Start of RECORDED DATA

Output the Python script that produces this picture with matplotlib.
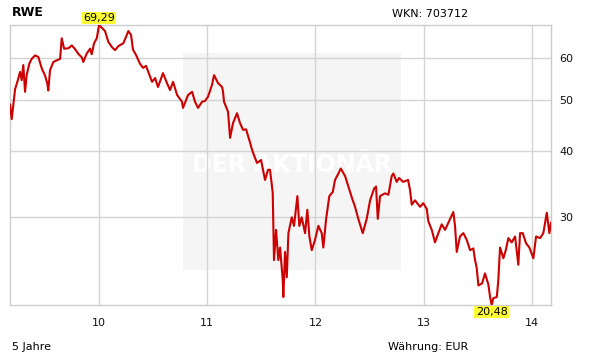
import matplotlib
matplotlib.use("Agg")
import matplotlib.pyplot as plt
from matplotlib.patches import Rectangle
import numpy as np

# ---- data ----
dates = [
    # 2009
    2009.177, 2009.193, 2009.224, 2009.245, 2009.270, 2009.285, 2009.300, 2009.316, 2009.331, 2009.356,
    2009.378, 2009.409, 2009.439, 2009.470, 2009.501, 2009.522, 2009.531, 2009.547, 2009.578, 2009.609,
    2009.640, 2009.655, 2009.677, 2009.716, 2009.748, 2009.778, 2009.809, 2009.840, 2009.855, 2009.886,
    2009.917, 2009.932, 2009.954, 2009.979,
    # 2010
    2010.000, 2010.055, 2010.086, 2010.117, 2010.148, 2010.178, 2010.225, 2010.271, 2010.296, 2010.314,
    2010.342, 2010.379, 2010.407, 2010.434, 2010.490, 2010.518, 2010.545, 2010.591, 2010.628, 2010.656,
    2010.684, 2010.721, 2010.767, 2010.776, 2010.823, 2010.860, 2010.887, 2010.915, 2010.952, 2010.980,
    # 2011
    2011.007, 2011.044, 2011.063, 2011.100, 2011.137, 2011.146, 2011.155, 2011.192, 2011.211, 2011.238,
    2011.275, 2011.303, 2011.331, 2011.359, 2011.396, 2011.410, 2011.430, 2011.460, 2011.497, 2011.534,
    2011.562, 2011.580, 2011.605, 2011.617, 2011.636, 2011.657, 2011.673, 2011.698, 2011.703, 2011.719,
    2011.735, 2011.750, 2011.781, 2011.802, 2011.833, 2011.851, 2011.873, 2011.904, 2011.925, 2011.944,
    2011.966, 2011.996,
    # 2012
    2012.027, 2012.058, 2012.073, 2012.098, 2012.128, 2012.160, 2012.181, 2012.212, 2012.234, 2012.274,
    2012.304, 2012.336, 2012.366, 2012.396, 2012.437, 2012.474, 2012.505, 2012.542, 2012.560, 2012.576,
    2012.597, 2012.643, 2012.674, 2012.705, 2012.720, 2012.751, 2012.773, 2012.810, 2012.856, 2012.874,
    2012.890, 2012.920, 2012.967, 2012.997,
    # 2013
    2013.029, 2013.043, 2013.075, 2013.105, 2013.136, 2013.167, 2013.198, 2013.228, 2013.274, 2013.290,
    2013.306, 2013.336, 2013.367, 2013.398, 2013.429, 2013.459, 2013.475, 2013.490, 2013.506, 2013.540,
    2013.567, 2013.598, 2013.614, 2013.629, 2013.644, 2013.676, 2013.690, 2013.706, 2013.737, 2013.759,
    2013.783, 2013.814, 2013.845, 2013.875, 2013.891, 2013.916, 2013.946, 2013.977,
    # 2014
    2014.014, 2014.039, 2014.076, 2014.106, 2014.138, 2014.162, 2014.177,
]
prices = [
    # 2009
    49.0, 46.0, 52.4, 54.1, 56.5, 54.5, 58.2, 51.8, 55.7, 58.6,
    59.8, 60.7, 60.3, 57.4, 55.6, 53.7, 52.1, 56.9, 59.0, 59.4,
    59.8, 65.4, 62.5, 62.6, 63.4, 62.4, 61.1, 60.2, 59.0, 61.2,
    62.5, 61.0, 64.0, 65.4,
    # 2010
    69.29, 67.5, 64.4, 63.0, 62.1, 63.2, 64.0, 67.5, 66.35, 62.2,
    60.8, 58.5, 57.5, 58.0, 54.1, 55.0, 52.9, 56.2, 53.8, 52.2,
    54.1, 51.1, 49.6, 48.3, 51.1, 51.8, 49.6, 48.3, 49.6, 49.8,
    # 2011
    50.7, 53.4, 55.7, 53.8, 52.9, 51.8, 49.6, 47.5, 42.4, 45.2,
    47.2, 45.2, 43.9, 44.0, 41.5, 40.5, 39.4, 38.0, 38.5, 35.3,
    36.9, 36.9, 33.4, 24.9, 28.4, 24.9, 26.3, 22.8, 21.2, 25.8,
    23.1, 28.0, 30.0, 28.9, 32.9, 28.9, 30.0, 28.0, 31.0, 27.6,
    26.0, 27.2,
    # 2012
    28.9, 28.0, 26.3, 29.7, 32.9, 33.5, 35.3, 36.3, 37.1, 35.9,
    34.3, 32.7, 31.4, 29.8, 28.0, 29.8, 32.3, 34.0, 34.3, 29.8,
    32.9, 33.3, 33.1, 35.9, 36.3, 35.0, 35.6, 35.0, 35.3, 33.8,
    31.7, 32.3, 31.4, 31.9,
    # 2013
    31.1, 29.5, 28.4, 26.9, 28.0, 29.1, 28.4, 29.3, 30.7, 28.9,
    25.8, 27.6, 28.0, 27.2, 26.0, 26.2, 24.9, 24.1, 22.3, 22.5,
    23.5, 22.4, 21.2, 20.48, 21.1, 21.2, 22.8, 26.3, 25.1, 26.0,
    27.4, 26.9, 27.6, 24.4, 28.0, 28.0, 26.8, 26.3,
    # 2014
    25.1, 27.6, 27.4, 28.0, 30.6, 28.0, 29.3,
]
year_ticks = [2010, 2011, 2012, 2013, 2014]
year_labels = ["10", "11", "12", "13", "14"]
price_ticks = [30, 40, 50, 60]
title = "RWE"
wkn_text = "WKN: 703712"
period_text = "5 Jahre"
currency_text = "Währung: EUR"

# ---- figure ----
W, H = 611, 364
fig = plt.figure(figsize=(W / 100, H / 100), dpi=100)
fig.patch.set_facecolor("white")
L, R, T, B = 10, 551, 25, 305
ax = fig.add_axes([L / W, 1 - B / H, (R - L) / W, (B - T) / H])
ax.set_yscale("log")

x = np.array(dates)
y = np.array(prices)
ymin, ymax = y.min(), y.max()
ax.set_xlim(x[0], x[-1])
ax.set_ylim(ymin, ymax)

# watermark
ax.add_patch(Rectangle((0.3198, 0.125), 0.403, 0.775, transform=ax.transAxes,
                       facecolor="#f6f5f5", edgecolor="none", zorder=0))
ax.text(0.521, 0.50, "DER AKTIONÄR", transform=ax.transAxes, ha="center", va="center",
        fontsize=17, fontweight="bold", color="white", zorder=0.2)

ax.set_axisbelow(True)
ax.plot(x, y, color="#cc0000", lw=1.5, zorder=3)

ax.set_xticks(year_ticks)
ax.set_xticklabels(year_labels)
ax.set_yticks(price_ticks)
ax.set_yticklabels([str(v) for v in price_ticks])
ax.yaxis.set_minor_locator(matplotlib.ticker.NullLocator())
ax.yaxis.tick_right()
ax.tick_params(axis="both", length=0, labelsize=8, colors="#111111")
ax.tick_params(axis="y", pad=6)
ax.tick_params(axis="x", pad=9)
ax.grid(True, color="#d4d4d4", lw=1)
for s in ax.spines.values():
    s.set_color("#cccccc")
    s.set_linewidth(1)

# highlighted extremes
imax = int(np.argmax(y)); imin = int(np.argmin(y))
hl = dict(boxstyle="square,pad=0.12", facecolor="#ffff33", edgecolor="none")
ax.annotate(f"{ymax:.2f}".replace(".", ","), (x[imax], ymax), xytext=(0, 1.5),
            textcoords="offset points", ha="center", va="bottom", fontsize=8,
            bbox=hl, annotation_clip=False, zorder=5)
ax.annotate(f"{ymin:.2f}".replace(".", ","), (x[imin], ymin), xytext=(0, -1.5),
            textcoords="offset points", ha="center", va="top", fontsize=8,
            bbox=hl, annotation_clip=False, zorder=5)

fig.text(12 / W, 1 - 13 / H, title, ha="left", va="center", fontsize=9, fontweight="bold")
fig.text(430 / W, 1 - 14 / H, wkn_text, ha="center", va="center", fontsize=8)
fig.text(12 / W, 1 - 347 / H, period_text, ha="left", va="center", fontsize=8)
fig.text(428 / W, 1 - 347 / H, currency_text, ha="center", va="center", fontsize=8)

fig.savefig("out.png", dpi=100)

End of RECORDED DATA

● **YOUR OBJECTIVE**
Repeat, word for word and with no pictures, only the lines running from the beginning of the data to the line that contains "import numpy as np".

● **WORKED SOLUTION**
Output the Python script that produces this picture with matplotlib.
import matplotlib
matplotlib.use("Agg")
import matplotlib.pyplot as plt
from matplotlib.patches import Rectangle
import numpy as np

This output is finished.